## Stored data
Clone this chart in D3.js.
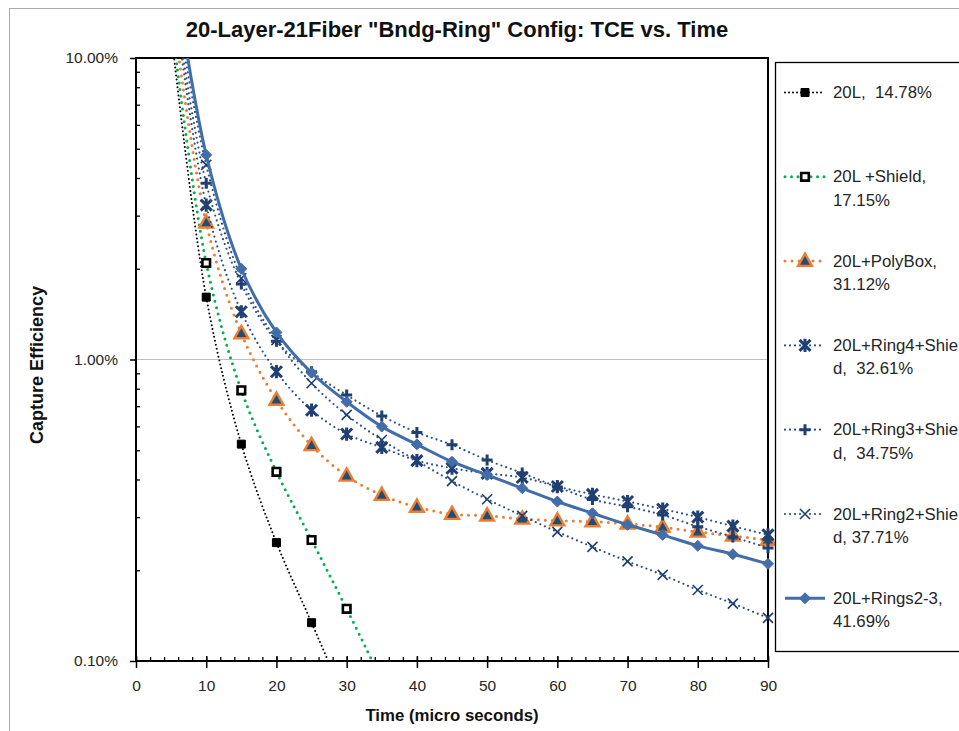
<!DOCTYPE html>
<html>
<head>
<meta charset="utf-8">
<script src="https://cdn.jsdelivr.net/npm/d3@7"></script>
<style>
  body { margin: 0; background: #fff; }
  svg { display: block; font-family: "Liberation Sans", Arial, sans-serif; }
  text { white-space: pre; }
</style>
</head>
<body>
<svg id="chart" width="959" height="731"></svg>
<script>
// time points (micro seconds)
const times = [5, 10, 15, 20, 25, 30, 35, 40, 45, 50, 55, 60, 65, 70, 75, 80, 85, 90];

// capture efficiency in percent
const tce20L = [12.2, 1.61, 0.524, 0.247, 0.134, 0.072];
const tceShield = [13.5, 2.09, 0.79, 0.424, 0.252, 0.149, 0.086];
const tcePolyBox = [15.6, 2.84, 1.22, 0.734, 0.519, 0.411, 0.355, 0.324, 0.307, 0.303, 0.296, 0.292, 0.290, 0.285, 0.278, 0.268, 0.260, 0.252];
const tceRing4 = [18.8, 3.25, 1.44, 0.911, 0.679, 0.566, 0.511, 0.462, 0.436, 0.419, 0.406, 0.379, 0.357, 0.338, 0.319, 0.300, 0.280, 0.262];
const tceRing3 = [18.9, 3.84, 1.78, 1.15, 0.91, 0.762, 0.650, 0.573, 0.521, 0.464, 0.420, 0.378, 0.343, 0.325, 0.305, 0.279, 0.258, 0.237];
const tceRing2 = [19.0, 4.42, 1.86, 1.16, 0.834, 0.655, 0.541, 0.461, 0.395, 0.344, 0.303, 0.268, 0.239, 0.214, 0.193, 0.172, 0.155, 0.139];
const tceRings23 = [22.3, 4.77, 2.00, 1.23, 0.904, 0.724, 0.599, 0.523, 0.458, 0.414, 0.374, 0.338, 0.309, 0.283, 0.262, 0.241, 0.226, 0.210];

// legend text as it shows in the picture (long names wrap, right part runs off the frame)
const legendLabels = [
  ['20L,  14.78%'],
  ['20L +Shield,', '17.15%'],
  ['20L+PolyBox,', '31.12%'],
  ['20L+Ring4+Shie', 'd,  32.61%'],
  ['20L+Ring3+Shie', 'd,  34.75%'],
  ['20L+Ring2+Shie', 'd, 37.71%'],
  ['20L+Rings2-3,', '41.69%']
];

const xTicks = [0, 10, 20, 30, 40, 50, 60, 70, 80, 90];
const yTicks = [0.1, 1, 10];

const title = '20-Layer-21Fiber "Bndg-Ring" Config: TCE vs. Time';
const xTitle = 'Time (micro seconds)';
const yTitle = 'Capture Efficiency';

// looks of each series, same order as the data
const seriesValues = [tce20L, tceShield, tcePolyBox, tceRing4, tceRing3, tceRing2, tceRings23];
const styles = [
  { line: '#000', width: 2, dash: '0 4', marker: 'square', fill: '#000', stroke: '#000', msw: 1, r: 4 },
  { line: '#00B050', width: 3, dash: '0 6.5', marker: 'square', fill: '#fff', stroke: '#000', msw: 2.6, r: 3.8 },
  { line: '#ED7D31', width: 3, dash: '0 7', marker: 'triangle', fill: '#1F4E79', stroke: '#ED7D31', msw: 2.4, r: 6.3 },
  { line: '#2A4F86', width: 2.2, dash: '0 5', marker: 'asterisk', fill: 'none', stroke: '#203F72', msw: 3, r: 5.5 },
  { line: '#2A4F86', width: 2.2, dash: '0 5', marker: 'plus', fill: 'none', stroke: '#203F72', msw: 3, r: 5.5 },
  { line: '#2A4F86', width: 2.2, dash: '0 5', marker: 'cross', fill: 'none', stroke: '#203F72', msw: 1.6, r: 5 },
  { line: '#416DA9', width: 3, dash: null, marker: 'diamond', fill: '#416DA9', stroke: '#416DA9', msw: 1, r: 5.5 }
];

function markerPath(type, r) {
  if (type === 'square') return `M${-r},${-r}H${r}V${r}H${-r}Z`;
  if (type === 'triangle') return `M0,${-r * 1.2}L${r * 1.1},${r * 0.75}H${-r * 1.1}Z`;
  if (type === 'diamond') return `M0,${-r}L${r},0L0,${r}L${-r},0Z`;
  if (type === 'plus') return `M${-r},0H${r}M0,${-r}V${r}`;
  if (type === 'cross') return `M${-r},${-r}L${r},${r}M${-r},${r}L${r},${-r}`;
  // asterisk: cross plus vertical bar
  return `M${-r},${-r}L${r},${r}M${-r},${r}L${r},${-r}M0,${-r * 1.2}V${r * 1.2}`;
}

const svg = d3.select('#chart');

const x = d3.scaleLinear().domain([0, 90]).range([136, 768]);
const y = d3.scaleLog().domain([0.1, 10]).range([661, 58]);

// outer chart frame
svg.append('rect')
  .attr('x', 9.5).attr('y', 8.5)
  .attr('width', 1000).attr('height', 1000)
  .attr('fill', 'none')
  .attr('stroke', '#ABABAB');

// title
svg.append('text')
  .attr('x', 457).attr('y', 37)
  .attr('text-anchor', 'middle')
  .attr('font-size', 22)
  .attr('font-weight', 'bold')
  .attr('fill', '#111')
  .text(title);

// gridline at 1%
svg.append('g')
  .selectAll('line')
  .data(yTicks)
  .enter()
  .append('line')
  .attr('x1', x(0)).attr('x2', x(90))
  .attr('y1', d => y(d)).attr('y2', d => y(d))
  .attr('stroke', '#BFBFBF')
  .attr('stroke-width', 1);

// minor ticks, pointing into the plot
let yMinor = [];
[0.1, 1].forEach(function (dec) {
  for (let k = 2; k <= 9; k++) yMinor.push(dec * k);
});

svg.append('g')
  .attr('transform', `translate(${x(0)},0)`)
  .call(d3.axisLeft(y).tickValues(yMinor).tickSize(-4).tickFormat(''))
  .call(g => g.select('.domain').remove())
  .call(g => g.selectAll('line').attr('stroke', '#000').attr('stroke-width', 1.3));

svg.append('g')
  .attr('transform', `translate(0,${y(0.1)})`)
  .call(d3.axisBottom(x).tickValues(d3.range(0, 91, 2)).tickSize(-4).tickFormat(''))
  .call(g => g.select('.domain').remove())
  .call(g => g.selectAll('line').attr('stroke', '#000').attr('stroke-width', 1.3));

// major ticks and labels
let yAxis = svg.append('g')
  .attr('transform', `translate(${x(0)},0)`)
  .call(d3.axisLeft(y).tickValues(yTicks).tickSize(6).tickPadding(12)
    .tickFormat(d => d.toFixed(2) + '%'));

let xAxis = svg.append('g')
  .attr('transform', `translate(0,${y(0.1)})`)
  .call(d3.axisBottom(x).tickValues(xTicks).tickSizeInner(7).tickSizeOuter(0).tickPadding(12));

svg.append('g')
  .attr('transform', `translate(0,${y(0.1)})`)
  .call(d3.axisBottom(x).tickValues(xTicks).tickSize(-5).tickFormat(''))
  .call(g => g.select('.domain').remove())
  .call(g => g.selectAll('line').attr('stroke', '#000').attr('stroke-width', 1.5));

[yAxis, xAxis].forEach(function (g) {
  g.select('.domain').remove();
  g.selectAll('line').attr('stroke', '#000').attr('stroke-width', 1.5);
  g.selectAll('text')
    .attr('font-family', '"Liberation Sans", Arial, sans-serif')
    .attr('font-size', 15.5)
    .attr('fill', '#262626');
});

// plot area frame
svg.append('rect')
  .attr('x', x(0)).attr('y', y(10))
  .attr('width', x(90) - x(0))
  .attr('height', y(0.1) - y(10))
  .attr('fill', 'none')
  .attr('stroke', '#000')
  .attr('stroke-width', 2);

// axis titles
svg.append('text')
  .attr('transform', 'translate(43,365) rotate(-90)')
  .attr('text-anchor', 'middle')
  .attr('font-size', 18)
  .attr('font-weight', 'bold')
  .attr('fill', '#111')
  .text(yTitle);

svg.append('text')
  .attr('x', 452).attr('y', 721)
  .attr('text-anchor', 'middle')
  .attr('font-size', 16.8)
  .attr('font-weight', 'bold')
  .attr('fill', '#111')
  .text(xTitle);

// series
svg.append('clipPath')
  .attr('id', 'plot-clip')
  .append('rect')
  .attr('x', x(0)).attr('y', y(10))
  .attr('width', x(90) - x(0))
  .attr('height', y(0.1) - y(10));

let line = d3.line()
  .x(d => x(d.t))
  .y(d => y(d.v))
  .curve(d3.curveCatmullRom.alpha(0.5));

let plot = svg.append('g');

seriesValues.forEach(function (vals, i) {
  let st = styles[i];
  let pts = vals.map((v, j) => ({ t: times[j], v: v }));

  plot.append('path')
    .datum(pts)
    .attr('clip-path', 'url(#plot-clip)')
    .attr('d', line)
    .attr('fill', 'none')
    .attr('stroke', st.line)
    .attr('stroke-width', st.width)
    .attr('stroke-linecap', st.dash ? 'round' : 'butt')
    .attr('stroke-dasharray', st.dash);

  plot.append('g')
    .selectAll('path')
    .data(pts.filter(d => d.v >= 0.1 && d.v <= 10))
    .enter()
    .append('path')
    .attr('transform', d => `translate(${x(d.t)},${y(d.v)})`)
    .attr('d', markerPath(st.marker, st.r))
    .attr('fill', st.fill)
    .attr('stroke', st.stroke)
    .attr('stroke-width', st.msw)
    .attr('stroke-linejoin', 'miter');
});

// legend
let legend = svg.append('g');

legend.append('rect')
  .attr('x', 775.5).attr('y', 62.5)
  .attr('width', 240).attr('height', 589)
  .attr('fill', '#fff')
  .attr('stroke', '#000')
  .attr('stroke-width', 1.3);

let rowY = d3.scaleLinear().domain([0, 6]).range([92.5, 598.3]);

legendLabels.forEach(function (lines, i) {
  let st = styles[i];
  let ly = rowY(i);
  let row = legend.append('g');

  row.append('line')
    .attr('x1', 785).attr('x2', 825)
    .attr('y1', ly).attr('y2', ly)
    .attr('stroke', st.line)
    .attr('stroke-width', st.width)
    .attr('stroke-linecap', st.dash ? 'round' : 'butt')
    .attr('stroke-dasharray', st.dash);

  row.append('path')
    .attr('transform', `translate(805,${ly})`)
    .attr('d', markerPath(st.marker, st.r))
    .attr('fill', st.fill)
    .attr('stroke', st.stroke)
    .attr('stroke-width', st.msw);

  row.selectAll('text')
    .data(lines)
    .enter()
    .append('text')
    .attr('x', 833)
    .attr('y', (d, k) => ly + k * 23.5)
    .attr('dominant-baseline', 'central')
    .attr('font-size', 16.8)
    .attr('fill', '#262626')
    .text(d => d);
});
</script>
</body>
</html>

## Task to carry out
Write out exactly the opening lines of the data, stopping after the line that holds "80, 85, 90];". Exclude pictures.

## Completed task
Clone this chart in D3.js.
<!DOCTYPE html>
<html>
<head>
<meta charset="utf-8">
<script src="https://cdn.jsdelivr.net/npm/d3@7"></script>
<style>
  body { margin: 0; background: #fff; }
  svg { display: block; font-family: "Liberation Sans", Arial, sans-serif; }
  text { white-space: pre; }
</style>
</head>
<body>
<svg id="chart" width="959" height="731"></svg>
<script>
// time points (micro seconds)
const times = [5, 10, 15, 20, 25, 30, 35, 40, 45, 50, 55, 60, 65, 70, 75, 80, 85, 90];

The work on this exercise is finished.